Archinard et le Soudan
Le général Réquin, neveu du général Archinard, a la bonne fortune de posséder les notes de son oncle durant sa carrière coloniale. Ces documents ont ainsi permis au général Réquin de présenter, avec des renseignements inédits, une des plus glorieuses carrières dont puissent s’enorgueillir l’artillerie coloniale et la France, car le général Archinard, si bien qualifié par la phrase du maréchal Lyautey : « Il y a deux noms qui, entre tous, dominent l’histoire de notre développement colonial : Archinard et Gallieni », a donné le Soudan à la France.
Archinard arrive au Soudan comme capitaine sous les ordres du général Borgnis-Desbordes. Il fait ses premières armes sous ce chef qui, lui aussi, a laissé un grand nom. Bâtisseur de postes et guerrier, il construit Bamako et se bat à Dabo. Discernant l’importance du Soudan comme couverture du Sénégal puis comme élément de la chaîne qui doit nous mener au Tchad, il empêche de l’abandonner à une époque où les entreprises coloniales rencontrent de nombreux adversaires en France. Commandant en chef, puis gouverneur du Soudan, il entend faire disparaître les sultans noirs dont la principale industrie est la guerre d’extermination d’une partie de la population dont le reste est vendu comme esclaves.
Ses luttes sont continuelles contre Ahmadou et Samory et il faut suivre le récit de ces campagnes pour se rendre compte des souffrances endurées par les quelques Français qui voulaient fonder la plus grande France. Koundiou, Segou, Ouassébougou, Nioro, Kankan marquent les principales étapes de la conquête. Ménager du sang des quelques Français qui le suivent, il généralise l’emploi des troupes indigènes, mêle la politique à la guerre, libère les populations, pacifie les régions et prépare l’avance sur Tombouctou.
Ce guerrier pacificateur aime l’indigène qui lui voue un véritable culte, c’est qu’il s’occupe de son bien-être, développe l’agriculture et l’élevage, crée des voies de communication, pousse la construction du chemin de fer de Kaiyes à Bafoulabé. Ses directives à ses subordonnés sont nettes, précises ; elles fixent le but à atteindre, mais leur laissent toute initiative dans l’exécution ; ainsi forme-t-il des caractères : Mangin, Marchand, Joffre.
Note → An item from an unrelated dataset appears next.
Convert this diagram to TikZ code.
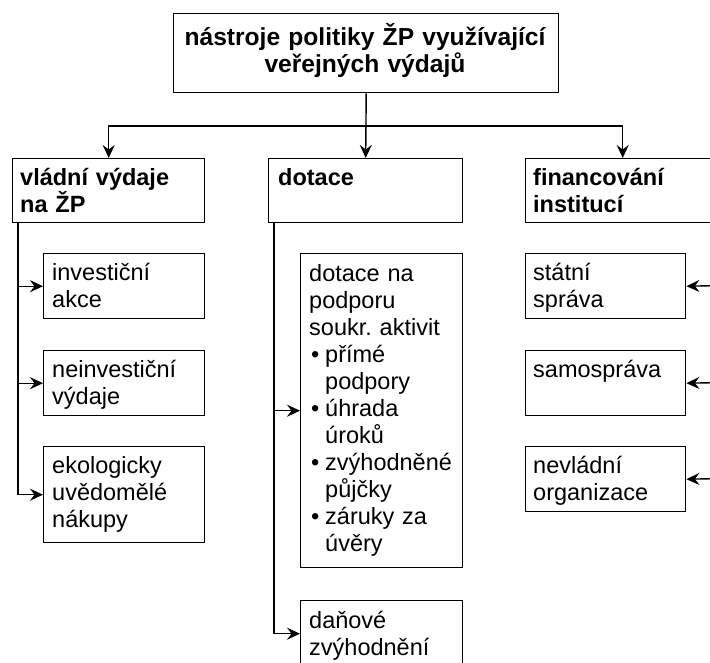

Grand colonial, le général Archinard a fait école et tous les coloniaux ont suivi ses conseils,
Les nombreuses campagnes au Soudan ont ruiné sa santé, mais ce grand soldat sert encore, pendant la première guerre mondiale, comme commandant du corps d’armée colonial, puis comme membre du Conseil supérieur de la guerre. Retiré dans une petite propriété des environs de Paris, il meurt presque oublié. Toutefois, la France finit par lui rendre justice et sa statue s’élève à Ségou, ancienne capitale d’Ahmadou, ce grand ennemi de la France qu’il avait su vaincre aux moindres frais.